Food for thought ...

sageserpent-open commented 8 months ago

Git commit SHA f9395e1b8a7467f4777e64f08dfd38eb0f8898af implements a revised and robust way of eating into pairwise sections; along with some major rework of MatchCalculationState and SectionsSeenAcrossSides - these have now merged into a simplified MatchesAndTheirSections, which holds the matches and their sections.

Multiple ambiguous matches may reference the same section on a given side; this is robust against ambiguous pairwise matches where one pairwise match is eaten into by an all-side match but the other isn't - the implementation will generate an overlap between the full section for the pairwise match that isn't eaten into and the smaller sections for the one that is.

The bug described in the previous comment has also been fixed, and CodeMotionAnalysisTest.matchingSectionsAreFound is back to passing with just a few rejected test cases with overlapping match section. Great.

What remains is a couple of failures in MainTest and CodeMotionAnalysisExtensionTest that seem to be down to overlapping sections. These need reviewing - if they are legitimate responses due to ambiguous matches, then either:

  1. the tests should be tweaked so as not to provoke them, if this is because of trivial overlaps from di- and tr-graphs or
  2. overlapping matches should not be permitted at small window sizes, especially if these are below the sure-fire match size.

There is also a long running trial in CodeMotionAnalysisTest.matchingSectionsAreFound - case 56 takes 4 minutes 33 seconds or so to come up with a rejected trial due what looks like a failed suppression of a digraph section...

sageserpent-open commented 8 months ago

All of the tree trial rejections seen in CodeMotionAnalysisTest.matchingSectionsAreFound are due to subsumed sections slipping through the net and being picked up as overlaps.

So are the failures in the other tests. So it's close to being in the bag...

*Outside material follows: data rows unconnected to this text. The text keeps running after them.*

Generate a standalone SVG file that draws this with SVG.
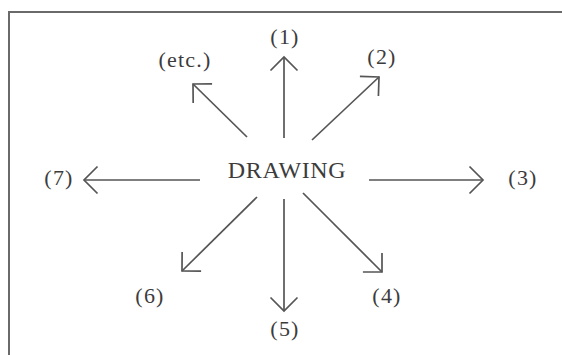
<svg xmlns="http://www.w3.org/2000/svg" width="562" height="355" viewBox="0 0 562 355">
<style>
.t{font-family:"Liberation Serif","Times New Roman",serif;fill:#3c3c3c;text-anchor:middle}
.lbl{font-size:22px;letter-spacing:1.2px}
.main{font-size:24px;letter-spacing:0.6px}
.c{stroke:#555;stroke-width:1.7;fill:none;marker-end:url(#ah)}
.frame{stroke:#6a6a6a;stroke-width:2;fill:none}
</style>
<defs>
<marker id="ah" markerUnits="userSpaceOnUse" viewBox="-16 -16 18 32" refX="0" refY="0" markerWidth="18" markerHeight="32" orient="auto" overflow="visible">
<path d="M-13.5,-13.5 L0,0 L-13.5,13.5" stroke="#555" stroke-width="1.7" fill="none"/>
</marker>
</defs>
<g id="frame">
<path class="frame" d="M9,355 V12 H562"/>
</g>
<g id="connectors">
<line class="c" x1="284" y1="138" x2="284" y2="57"/>
<line class="c" x1="247" y1="137" x2="193" y2="84"/>
<line class="c" x1="312" y1="140" x2="379" y2="77"/>
<line class="c" x1="369" y1="180" x2="483" y2="180"/>
<line class="c" x1="303" y1="193" x2="382" y2="272"/>
<line class="c" x1="284" y1="199" x2="284" y2="311"/>
<line class="c" x1="257" y1="197" x2="182" y2="271"/>
<line class="c" x1="200" y1="180" x2="84" y2="180"/>
</g>
<g id="drawing"><text class="t main" x="287" y="178">DRAWING</text></g>
<g id="n1"><text class="t lbl" x="285" y="44">(1)</text></g>
<g id="n2"><text class="t lbl" x="382" y="64">(2)</text></g>
<g id="n3"><text class="t lbl" x="523" y="185">(3)</text></g>
<g id="n4"><text class="t lbl" x="387" y="303">(4)</text></g>
<g id="n5"><text class="t lbl" x="285" y="336">(5)</text></g>
<g id="n6"><text class="t lbl" x="150" y="303">(6)</text></g>
<g id="n7"><text class="t lbl" x="59" y="185">(7)</text></g>
<g id="etc"><text class="t lbl" x="185" y="67">(etc.)</text></g>
</svg>
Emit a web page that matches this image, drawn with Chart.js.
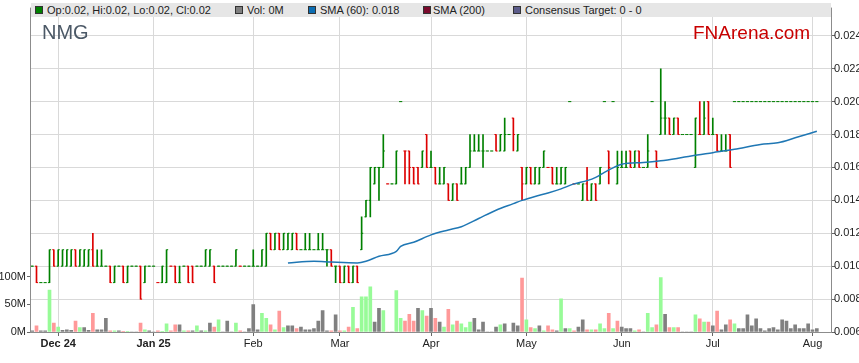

sageserpent-open commented 8 months ago

Tests are passing in Git SHA 34ba3bc0884c2eb8bb23416c3e9e20d5047a74f9!

CodeMotionAnalysisExtensionTest is showing some odd-looking merge results at very low match size thresholds.

This might be due to eed679232a983ff491ac01e72a3fa9a41b6ffd44, which banned monograph matches...

sageserpent-open commented 8 months ago

Spoke too soon - the very last trial in CodeMotionAnalysisTest.matchingSectionsAreFound - the long running one - fails. Grrr.

sageserpent-open commented 8 months ago

Also tried reinstating monograph matches - this neither fixed the failing long running trial , nor did it make the odd merges nicer.

sageserpent-open commented 8 months ago

Finally, on this most auspicuous of days, we have Git commit SHA 4c8390f77cc73e0ce0b5959d0913b597cc1fd8f7.

Behold, all the tests pass!

sageserpent-open commented 8 months ago

Some subsequent housekeeping work done as of Git commit SHA 7505c922bb3d00de9c2913346b57c21af1c42966.

Now to revisit the original example....

sageserpent-open commented 8 months ago

Merging with match-threshold=0.005 yields this as a final diff:

Screenshot 2024-02-01 at 12 10 07

The merge triptych again:

Screenshot 2024-02-01 at 12 13 23

This time the test is renamed on the left and the identifier is renamed on the right.

sageserpent-open commented 8 months ago

Let's try again with the branches other way around, the same way as for the original example...

The diff:

Screenshot 2024-02-01 at 12 26 24

The merge triptych:

Screenshot 2024-02-01 at 12 28 43

sageserpent-open commented 8 months ago

So it looks good. Now, using something like --match-threshold=0.01 yields varying merges that are both poor, but don't feature orphaned test. However, it looks like the problem for this ticket is resolved. Those poor merges can be dealt with in their own ticket...

sageserpent-open commented 8 months ago

This went out in release 0.1.10, Git commit SHA 64fd5448f2f9e6d36953c86345d069d62d1d3a2f.